The exit polls seemed to indicate that Clinton would win, but it was the vote counting from the various states, particularly the battleground ones, that ultimately demonstrated otherwise.

Granted, Clinton neglected the battleground states, obviously to her detriment. But saying the exit polls "seemed to indicate Clinton would win?" I say again: a majority of voters didn't like Clinton, and a majority of voters didn't like Trump. You can't infer a win for either candidate based on that.

The people who voted for Trump did like him, but were too pissed off at the media to give a shit about them. The ones who disliked both mainly sat out the election: that is why Clinton underperformed among groups that her campaign expected her to win w/ larger margins.

Partially, you have a point, Clinton did not connect with the Obama-revolution Democrats, and that cost her. But neither Clinton nor Trump showed a majority approval rating in the exit polls. And that means some voted for a candidate they didn't like, be it Clinton or Trump.

Comment Re:What would have been different? (Score 1) 87

Ranked preference / instant-runoff voting in primaries and in the November general election

Why would the results have been any different? If you add up all the Stein/Johnson votes it's not enough to have the whole election results turn out differently, even IF all such voters listed Hillary second - many would not have.

You're right, the results might not have been different for this election, However, an instant-runoff system would increase the viability and influence of down-ballot alternatives in the long run.

Arrow's Impossibility Theorem shows that it is impossible to devise a voting system that will not fail in some situations. However, there is evidence that some systems are better than others, and instant-runoff is one of the better ones.

Comment Re: More like "most bitched about" (Score 1) 87

Wrong. Everyone liked Trump, they just weren't allowed to admit it because the media would turn people against them.

That's not what the exit polls said.

A majority of voters did not like Clinton.
A majority of voters did not like Trump. (Slightly more than Clinton actually.)

That means there were people who did not like X but voted for X anyway. (X = Clinton or Trump.)

If you actually think that everyone liked Trump, then you are delusional.

As for people not being "allowed" to admit liking Trump, well what about all those people at his rallies? What about all those Republicans who supported Trump despite not being "allowed" to do so by the al-powerful and scary media?

Your post is a pile of steaming nonsense.

Comment Re:We knew this going in (Score 4, Insightful) 573

Hillary lost. Get over it.

Yes, she did. And that means she is irrelevant now. As far as politics are concerned, she's in a rocking chair with a glass of lemonade. And now it's up to you to get over that.

Trump, on the other hand, is fair game for the next four years. Bringing up Hillary in an argument regarding him is just pathetic.

Comment Re:We knew this going in (Score 5, Insightful) 573

I fail to understand why you think Trump will do anything about climate change.

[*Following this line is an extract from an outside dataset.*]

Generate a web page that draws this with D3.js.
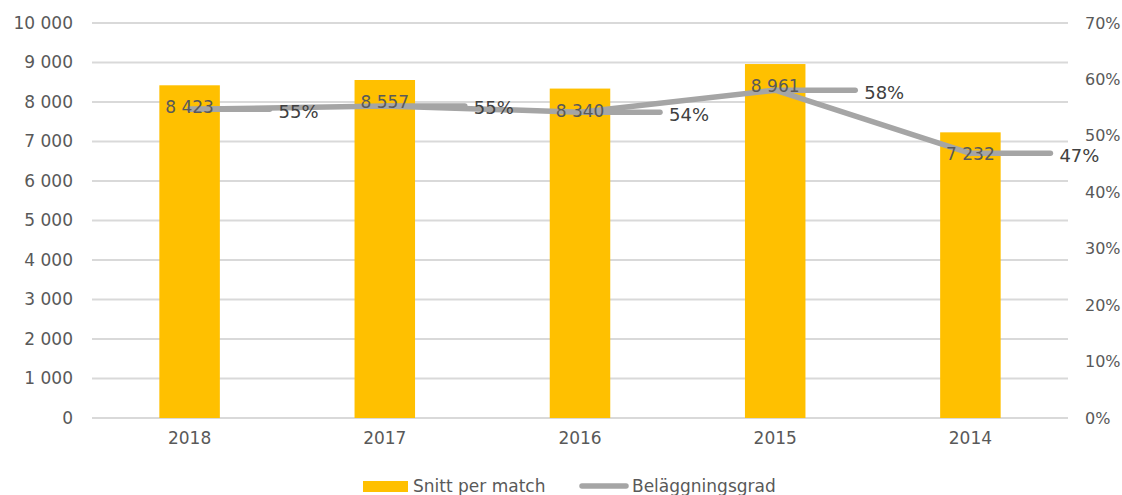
<!DOCTYPE html>
<html><head><meta charset="utf-8">
<script src="https://cdn.jsdelivr.net/npm/d3@7"></script>
<style>body{margin:0;background:#fff;}svg{display:block;font-family:"DejaVu Sans",Verdana,sans-serif;}</style>
</head><body><svg id="c" width="1122" height="495"></svg>
<script>
const years = ["2018","2017","2016","2015","2014"];
const snitt = [8423, 8557, 8340, 8961, 7232];
const belaggning = [0.547, 0.553, 0.542, 0.581, 0.469];
const leftTicks = [0,1000,2000,3000,4000,5000,6000,7000,8000,9000,10000];
const rightTicks = [0,0.1,0.2,0.3,0.4,0.5,0.6,0.7];
const seriesNames = ["Snitt per match","Beläggningsgrad"];

const svg = d3.select("#c");
const L = 92, R = 1068, T = 23, B = 418;
const x = d3.scaleBand().domain(years).range([L, R]).paddingInner(0.69).paddingOuter(0.345);
const y = d3.scaleLinear().domain([0,10000]).range([B, T]);
const y2 = d3.scaleLinear().domain([0,0.7]).range([B, T]);
const fmt = v => d3.format(",")(v).replace(/,/g, " ");
const txt = "#595959";

// gridlines
svg.append("g").selectAll("line").data(leftTicks).join("line")
  .attr("x1", L).attr("x2", R).attr("y1", d => y(d)).attr("y2", d => y(d))
  .attr("stroke", "#d9d9d9").attr("stroke-width", 2);

// left axis
const ax = svg.append("g").attr("transform", `translate(${L-19},0)`)
  .call(d3.axisLeft(y).tickValues(leftTicks).tickSize(0).tickPadding(0).tickFormat(fmt));
ax.select(".domain").remove();
ax.selectAll("text").attr("fill", txt).attr("font-size", 17).attr("font-family", "DejaVu Sans");

// right axis
const ax2 = svg.append("g").attr("transform", `translate(${R+17},0)`)
  .call(d3.axisRight(y2).tickValues(rightTicks).tickSize(0).tickPadding(0).tickFormat(d3.format(".0%")));
ax2.select(".domain").remove();
ax2.selectAll("text").attr("fill", txt).attr("font-size", 16).attr("font-family", "DejaVu Sans");

// x axis
const ax3 = svg.append("g").attr("transform", `translate(0,${B})`)
  .call(d3.axisBottom(x).tickSize(0).tickPadding(14));
ax3.select(".domain").remove();
ax3.selectAll("text").attr("fill", txt).attr("font-size", 17).attr("font-family", "DejaVu Sans");

// bars
svg.append("g").selectAll("rect").data(years).join("rect")
  .attr("x", d => x(d)).attr("width", x.bandwidth())
  .attr("y", (d,i) => y(snitt[i])).attr("height", (d,i) => B - y(snitt[i]))
  .attr("fill", "#ffc000");

const cx = d => x(d) + x.bandwidth()/2;

// line
const line = d3.line().x((d,i) => cx(years[i])).y(d => y2(d));
svg.append("path").datum(belaggning).attr("d", line)
  .attr("fill", "none").attr("stroke", "#a5a5a5").attr("stroke-width", 5.5)
  .attr("stroke-linejoin", "round").attr("stroke-linecap", "round");

// leader lines
svg.append("g").selectAll("line").data(years).join("line")
  .attr("x1", d => cx(d)).attr("x2", d => cx(d) + 80)
  .attr("y1", (d,i) => y2(belaggning[i])).attr("y2", (d,i) => y2(belaggning[i]))
  .attr("stroke", "#a5a5a5").attr("stroke-width", 5.5).attr("stroke-linecap", "round");

// bar labels
svg.append("g").selectAll("text").data(years).join("text")
  .attr("x", d => cx(d)).attr("y", (d,i) => y(snitt[i]) + 22)
  .attr("text-anchor", "middle").attr("dominant-baseline", "central")
  .attr("fill", txt).attr("font-size", 17).text((d,i) => fmt(snitt[i]));

// percent labels
svg.append("g").selectAll("text").data(years).join("text")
  .attr("x", d => cx(d) + 89).attr("y", (d,i) => y2(belaggning[i]) + 2)
  .attr("dominant-baseline", "central")
  .attr("fill", "#404040").attr("font-size", 18).text((d,i) => d3.format(".0%")(belaggning[i]));

// legend
const lg = svg.append("g");
lg.append("rect").attr("x", 363).attr("y", 481).attr("width", 45).attr("height", 11).attr("fill", "#ffc000");
lg.append("text").attr("x", 413).attr("y", 492).attr("fill", txt).attr("font-size", 17).text(seriesNames[0]);
lg.append("line").attr("x1", 582).attr("x2", 626).attr("y1", 486).attr("y2", 486)
  .attr("stroke", "#a5a5a5").attr("stroke-width", 5.5).attr("stroke-linecap", "round");
lg.append("text").attr("x", 632).attr("y", 492).attr("fill", txt).attr("font-size", 17).text(seriesNames[1]);
</script></body></html>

During the campaign, he said that climate change was a hoax, perpetrated by the Chinese, to make American industry less competitive.

He has appointed a climate-change denialist to oversee the power-transition at the EPA.

Recently he has allowed that there may be some connection between climate change and CO2 emissions, and he has met with Al Gore. Encouraging, but weigh that against the above, and his mercurial tendencies when it comes to policy positions.

Comment Re:Lets turn the dial to zero then (Score 1) 158

Even better: remove all regulations on spectrum use. Why shouldn't I be able to "innovate" with the air waves?

Because your "innovation" may cause interference with others. And the reverse.

Radio spectrum belongs to all of us, but the government has a legitimate role in regulating the use of our spectrum so that chaos does not happen. That's why there are portions of the spectrum for various uses, some of them commercial, and others private.

Comment Triple-negative (Score 1, Funny) 158

It's hard to imagine, with the way the election turned out, that we're not going to have an environment, from several aspects, that is not going to be more positive for my industry

If you read this carefully, you'll see that it says the opposite of what CFO Braxton Carter intended.